Similar to the Jobs CLI, we can also package our application’s dependencies by using a Ray runtime environment. Using the Python SDK, the syntax looks something like this:

job_id = client.submit_job(
    # Entrypoint shell command to execute
    entrypoint="python script.py",
    # Runtime environment for the job, specifying a working directory and pip package
    runtime_env={
        "working_dir": "./",
        "pip": ["requests==2.26.0"]
    }
)

Tip

Instead of a local directory ("./" in this example), you can also specify remote URIs for your job’s working directory, such as S3 buckets or Git repositories. See Remote URIs for details.

For full details, see the API Reference.

Specifying CPU and GPU resources#

By default, the job entrypoint script always runs on the head node. We recommend doing heavy computation within Ray tasks, actors, or Ray libraries, not directly in the top level of your entrypoint script. No extra configuration is needed to do this.

However, if you need to do computation directly in the entrypoint script and would like to reserve CPU and GPU resources for the entrypoint script, you may specify the entrypoint_num_cpus, entrypoint_num_gpus, entrypoint_memory and entrypoint_resources arguments to submit_job. These arguments function identically to the num_cpus, num_gpus, resources, and _memory arguments to @ray.remote() decorator for tasks and actors as described in Specifying Task or Actor Resource Requirements.

If any of these arguments are specified, the entrypoint script will be scheduled on a node with at least the specified resources, instead of the head node, which is the default. For example, the following code will schedule the entrypoint script on a node with at least 1 GPU:

job_id = client.submit_job(
    entrypoint="python script.py",
    runtime_env={
        "working_dir": "./",
    }
    # Reserve 1 GPU for the entrypoint script
    entrypoint_num_gpus=1
)

The same arguments are also available as options --entrypoint-num-cpus, --entrypoint-num-gpus, --entrypoint-memory, and --entrypoint-resources to ray job submit in the Jobs CLI; see Ray Job Submission CLI Reference.

If num_gpus is not specified, GPUs will still be available to the entrypoint script, but Ray will not provide isolation in terms of visible devices.

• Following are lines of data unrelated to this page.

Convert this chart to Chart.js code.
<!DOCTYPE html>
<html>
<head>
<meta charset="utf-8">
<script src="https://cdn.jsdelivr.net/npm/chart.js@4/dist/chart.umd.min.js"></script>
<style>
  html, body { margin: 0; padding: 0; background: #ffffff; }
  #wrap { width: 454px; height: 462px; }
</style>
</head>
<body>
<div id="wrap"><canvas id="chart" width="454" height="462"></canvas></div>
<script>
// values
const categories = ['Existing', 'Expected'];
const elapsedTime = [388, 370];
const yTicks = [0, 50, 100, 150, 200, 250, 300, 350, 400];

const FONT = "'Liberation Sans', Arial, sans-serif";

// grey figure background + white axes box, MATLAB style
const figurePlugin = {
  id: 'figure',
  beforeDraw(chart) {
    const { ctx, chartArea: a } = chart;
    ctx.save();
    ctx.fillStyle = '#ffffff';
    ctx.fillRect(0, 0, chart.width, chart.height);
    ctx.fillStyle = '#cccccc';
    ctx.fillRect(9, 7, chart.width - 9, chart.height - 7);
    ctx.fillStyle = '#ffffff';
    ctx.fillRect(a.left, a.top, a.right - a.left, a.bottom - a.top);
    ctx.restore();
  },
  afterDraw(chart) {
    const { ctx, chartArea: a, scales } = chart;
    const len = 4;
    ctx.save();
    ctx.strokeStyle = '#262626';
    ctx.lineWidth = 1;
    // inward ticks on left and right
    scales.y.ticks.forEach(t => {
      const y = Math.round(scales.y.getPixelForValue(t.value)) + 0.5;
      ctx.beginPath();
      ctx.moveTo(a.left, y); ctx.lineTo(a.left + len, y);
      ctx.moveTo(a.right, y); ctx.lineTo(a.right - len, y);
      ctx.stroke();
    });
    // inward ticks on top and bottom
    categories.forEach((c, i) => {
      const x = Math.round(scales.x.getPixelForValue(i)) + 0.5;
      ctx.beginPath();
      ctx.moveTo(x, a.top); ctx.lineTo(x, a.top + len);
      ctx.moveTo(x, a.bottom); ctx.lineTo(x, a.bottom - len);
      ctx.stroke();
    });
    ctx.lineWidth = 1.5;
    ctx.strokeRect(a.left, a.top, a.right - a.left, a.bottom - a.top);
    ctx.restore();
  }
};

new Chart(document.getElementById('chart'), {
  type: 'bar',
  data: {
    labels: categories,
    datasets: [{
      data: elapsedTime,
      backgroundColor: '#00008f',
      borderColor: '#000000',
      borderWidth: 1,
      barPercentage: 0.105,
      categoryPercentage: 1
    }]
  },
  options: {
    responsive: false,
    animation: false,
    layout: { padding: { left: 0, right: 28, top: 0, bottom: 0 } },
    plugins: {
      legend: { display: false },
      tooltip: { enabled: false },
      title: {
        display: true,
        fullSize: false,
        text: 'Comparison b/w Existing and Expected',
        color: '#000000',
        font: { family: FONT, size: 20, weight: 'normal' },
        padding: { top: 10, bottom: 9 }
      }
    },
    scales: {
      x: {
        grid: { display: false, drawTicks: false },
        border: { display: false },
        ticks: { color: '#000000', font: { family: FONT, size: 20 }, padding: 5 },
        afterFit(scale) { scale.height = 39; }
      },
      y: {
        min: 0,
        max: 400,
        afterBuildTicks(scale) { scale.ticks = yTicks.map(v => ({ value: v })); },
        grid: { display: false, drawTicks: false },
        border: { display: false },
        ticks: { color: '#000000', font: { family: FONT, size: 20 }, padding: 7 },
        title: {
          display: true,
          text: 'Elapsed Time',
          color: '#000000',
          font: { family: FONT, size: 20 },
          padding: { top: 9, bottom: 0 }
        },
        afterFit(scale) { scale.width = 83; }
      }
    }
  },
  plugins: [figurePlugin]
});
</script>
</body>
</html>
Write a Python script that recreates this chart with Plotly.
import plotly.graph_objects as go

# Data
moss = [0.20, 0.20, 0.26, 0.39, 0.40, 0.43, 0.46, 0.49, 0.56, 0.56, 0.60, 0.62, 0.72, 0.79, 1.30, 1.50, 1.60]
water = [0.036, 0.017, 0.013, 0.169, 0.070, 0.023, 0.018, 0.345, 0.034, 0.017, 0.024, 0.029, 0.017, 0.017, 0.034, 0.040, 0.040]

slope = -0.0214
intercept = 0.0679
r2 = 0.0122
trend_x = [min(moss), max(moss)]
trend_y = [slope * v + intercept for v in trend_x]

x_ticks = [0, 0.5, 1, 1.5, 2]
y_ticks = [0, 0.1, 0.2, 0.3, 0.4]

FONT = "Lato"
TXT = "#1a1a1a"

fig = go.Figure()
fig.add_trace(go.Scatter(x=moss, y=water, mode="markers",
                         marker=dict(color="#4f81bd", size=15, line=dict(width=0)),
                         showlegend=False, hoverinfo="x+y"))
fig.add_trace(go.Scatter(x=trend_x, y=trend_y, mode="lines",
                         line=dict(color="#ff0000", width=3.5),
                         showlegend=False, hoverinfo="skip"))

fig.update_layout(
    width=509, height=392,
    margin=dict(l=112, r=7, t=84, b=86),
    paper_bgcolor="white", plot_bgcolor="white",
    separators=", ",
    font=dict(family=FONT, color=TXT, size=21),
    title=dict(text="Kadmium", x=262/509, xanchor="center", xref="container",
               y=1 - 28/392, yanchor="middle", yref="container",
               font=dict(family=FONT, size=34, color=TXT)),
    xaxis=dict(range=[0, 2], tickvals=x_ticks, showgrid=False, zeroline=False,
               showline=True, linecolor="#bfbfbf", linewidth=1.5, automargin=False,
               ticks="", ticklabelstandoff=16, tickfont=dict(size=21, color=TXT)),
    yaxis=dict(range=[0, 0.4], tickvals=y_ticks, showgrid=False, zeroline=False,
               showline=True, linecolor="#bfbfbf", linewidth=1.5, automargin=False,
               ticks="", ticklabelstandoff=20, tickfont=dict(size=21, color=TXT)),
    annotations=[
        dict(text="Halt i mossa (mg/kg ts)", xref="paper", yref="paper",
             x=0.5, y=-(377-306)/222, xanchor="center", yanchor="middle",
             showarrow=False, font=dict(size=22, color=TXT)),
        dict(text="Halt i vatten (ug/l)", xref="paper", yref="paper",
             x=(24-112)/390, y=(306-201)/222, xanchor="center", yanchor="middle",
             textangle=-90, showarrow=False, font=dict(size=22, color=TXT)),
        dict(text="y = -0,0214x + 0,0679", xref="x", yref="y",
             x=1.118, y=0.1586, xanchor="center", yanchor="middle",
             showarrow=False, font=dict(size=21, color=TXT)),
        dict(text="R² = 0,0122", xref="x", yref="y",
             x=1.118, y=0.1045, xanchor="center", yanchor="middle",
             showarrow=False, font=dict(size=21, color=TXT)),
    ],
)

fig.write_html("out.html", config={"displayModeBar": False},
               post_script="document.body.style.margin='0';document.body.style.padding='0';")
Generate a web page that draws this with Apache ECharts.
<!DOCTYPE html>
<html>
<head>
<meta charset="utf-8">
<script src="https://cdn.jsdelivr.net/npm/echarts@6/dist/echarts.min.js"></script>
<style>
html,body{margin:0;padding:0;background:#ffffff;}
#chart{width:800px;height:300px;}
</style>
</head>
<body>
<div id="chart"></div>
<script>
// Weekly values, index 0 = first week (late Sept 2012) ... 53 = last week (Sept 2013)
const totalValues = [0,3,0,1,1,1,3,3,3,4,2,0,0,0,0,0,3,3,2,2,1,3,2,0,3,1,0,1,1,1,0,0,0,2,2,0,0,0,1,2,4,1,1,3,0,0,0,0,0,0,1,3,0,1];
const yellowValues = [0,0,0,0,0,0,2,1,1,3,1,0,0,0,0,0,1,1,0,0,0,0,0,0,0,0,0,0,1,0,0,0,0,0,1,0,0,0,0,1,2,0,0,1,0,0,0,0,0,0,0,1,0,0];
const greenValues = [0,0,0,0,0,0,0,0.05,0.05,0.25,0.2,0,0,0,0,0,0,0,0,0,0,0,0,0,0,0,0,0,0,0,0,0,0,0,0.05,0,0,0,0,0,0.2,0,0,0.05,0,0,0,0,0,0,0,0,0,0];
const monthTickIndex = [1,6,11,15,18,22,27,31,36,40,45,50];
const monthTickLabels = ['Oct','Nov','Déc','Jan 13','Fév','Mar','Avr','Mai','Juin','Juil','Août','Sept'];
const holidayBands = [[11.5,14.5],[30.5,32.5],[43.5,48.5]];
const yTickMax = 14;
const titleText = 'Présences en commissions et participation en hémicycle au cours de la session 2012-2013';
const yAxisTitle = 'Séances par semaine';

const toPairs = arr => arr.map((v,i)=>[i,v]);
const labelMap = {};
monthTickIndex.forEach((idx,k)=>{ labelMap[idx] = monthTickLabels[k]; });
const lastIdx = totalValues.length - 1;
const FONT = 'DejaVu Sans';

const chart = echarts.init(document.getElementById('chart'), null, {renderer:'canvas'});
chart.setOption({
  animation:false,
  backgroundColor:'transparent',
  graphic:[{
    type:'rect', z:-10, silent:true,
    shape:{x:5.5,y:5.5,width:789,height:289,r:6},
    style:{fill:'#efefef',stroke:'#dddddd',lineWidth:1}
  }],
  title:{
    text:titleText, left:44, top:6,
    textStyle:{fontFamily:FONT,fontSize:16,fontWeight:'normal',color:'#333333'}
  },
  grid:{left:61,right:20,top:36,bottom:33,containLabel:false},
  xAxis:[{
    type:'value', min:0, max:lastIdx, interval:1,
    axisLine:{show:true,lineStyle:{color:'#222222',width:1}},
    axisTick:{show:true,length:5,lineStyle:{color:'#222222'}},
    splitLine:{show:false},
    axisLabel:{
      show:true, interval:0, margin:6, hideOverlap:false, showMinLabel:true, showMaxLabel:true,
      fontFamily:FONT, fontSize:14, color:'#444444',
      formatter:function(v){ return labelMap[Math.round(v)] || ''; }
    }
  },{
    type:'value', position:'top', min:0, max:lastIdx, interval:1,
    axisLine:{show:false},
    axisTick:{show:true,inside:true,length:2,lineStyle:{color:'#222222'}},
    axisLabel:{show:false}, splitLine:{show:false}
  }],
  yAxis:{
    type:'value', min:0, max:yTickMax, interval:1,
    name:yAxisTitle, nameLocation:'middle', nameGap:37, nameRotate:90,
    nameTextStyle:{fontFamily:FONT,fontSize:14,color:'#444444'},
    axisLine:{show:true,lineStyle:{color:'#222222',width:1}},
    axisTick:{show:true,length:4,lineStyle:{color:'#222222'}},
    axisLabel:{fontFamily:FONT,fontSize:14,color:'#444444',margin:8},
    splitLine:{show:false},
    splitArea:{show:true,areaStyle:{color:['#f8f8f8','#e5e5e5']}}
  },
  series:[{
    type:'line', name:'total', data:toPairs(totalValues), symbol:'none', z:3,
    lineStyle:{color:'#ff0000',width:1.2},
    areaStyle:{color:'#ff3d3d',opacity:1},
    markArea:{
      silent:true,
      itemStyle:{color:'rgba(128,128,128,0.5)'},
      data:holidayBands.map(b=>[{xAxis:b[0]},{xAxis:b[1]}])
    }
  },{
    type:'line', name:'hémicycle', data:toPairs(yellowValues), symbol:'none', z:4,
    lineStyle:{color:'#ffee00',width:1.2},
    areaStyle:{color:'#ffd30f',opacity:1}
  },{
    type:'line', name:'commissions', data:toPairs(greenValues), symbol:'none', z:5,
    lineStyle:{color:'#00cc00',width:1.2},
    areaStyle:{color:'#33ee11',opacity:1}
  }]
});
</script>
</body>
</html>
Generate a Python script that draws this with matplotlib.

To be precise, the environment variable CUDA_VISIBLE_DEVICES will not be set in the entrypoint script; it will only be set inside tasks and actors that have num_gpus specified in their @ray.remote() decorator.

Note

Resources specified by entrypoint_num_cpus, entrypoint_num_gpus, entrypoint-memory, and entrypoint_resources are separate from any resources specified for tasks and actors within the job.

For example, if you specify entrypoint_num_gpus=1, then the entrypoint script will be scheduled on a node with at least 1 GPU, but if your script also contains a Ray task defined with @ray.remote(num_gpus=1), then the task will be scheduled to use a different GPU (on the same node if the node has at least 2 GPUs, or on a different node otherwise).

Note

As with the num_cpus, num_gpus, resources, and _memory arguments to @ray.remote() described in Specifying Task or Actor Resource Requirements, these arguments only refer to logical resources used for scheduling purposes. The actual CPU and GPU utilization is not controlled or limited by Ray.

Note

By default, 0 CPUs and 0 GPUs are reserved for the entrypoint script.

Client Configuration#

Additional client connection options, such as custom HTTP headers and cookies, can be passed to the JobSubmissionClient class. A full list of options can be found in the API Reference.

TLS Verification#

By default, any HTTPS client connections will be verified using system certificates found by the underlying requests and aiohttp libraries. The verify parameter can be set to override this behavior. For example:

client = JobSubmissionClient("https://<job-server-url>", verify="/path/to/cert.pem")

will use the certificate found at /path/to/cert.pem to verify the job server’s certificate. Certificate verification can be disabled by setting the verify parameter to False.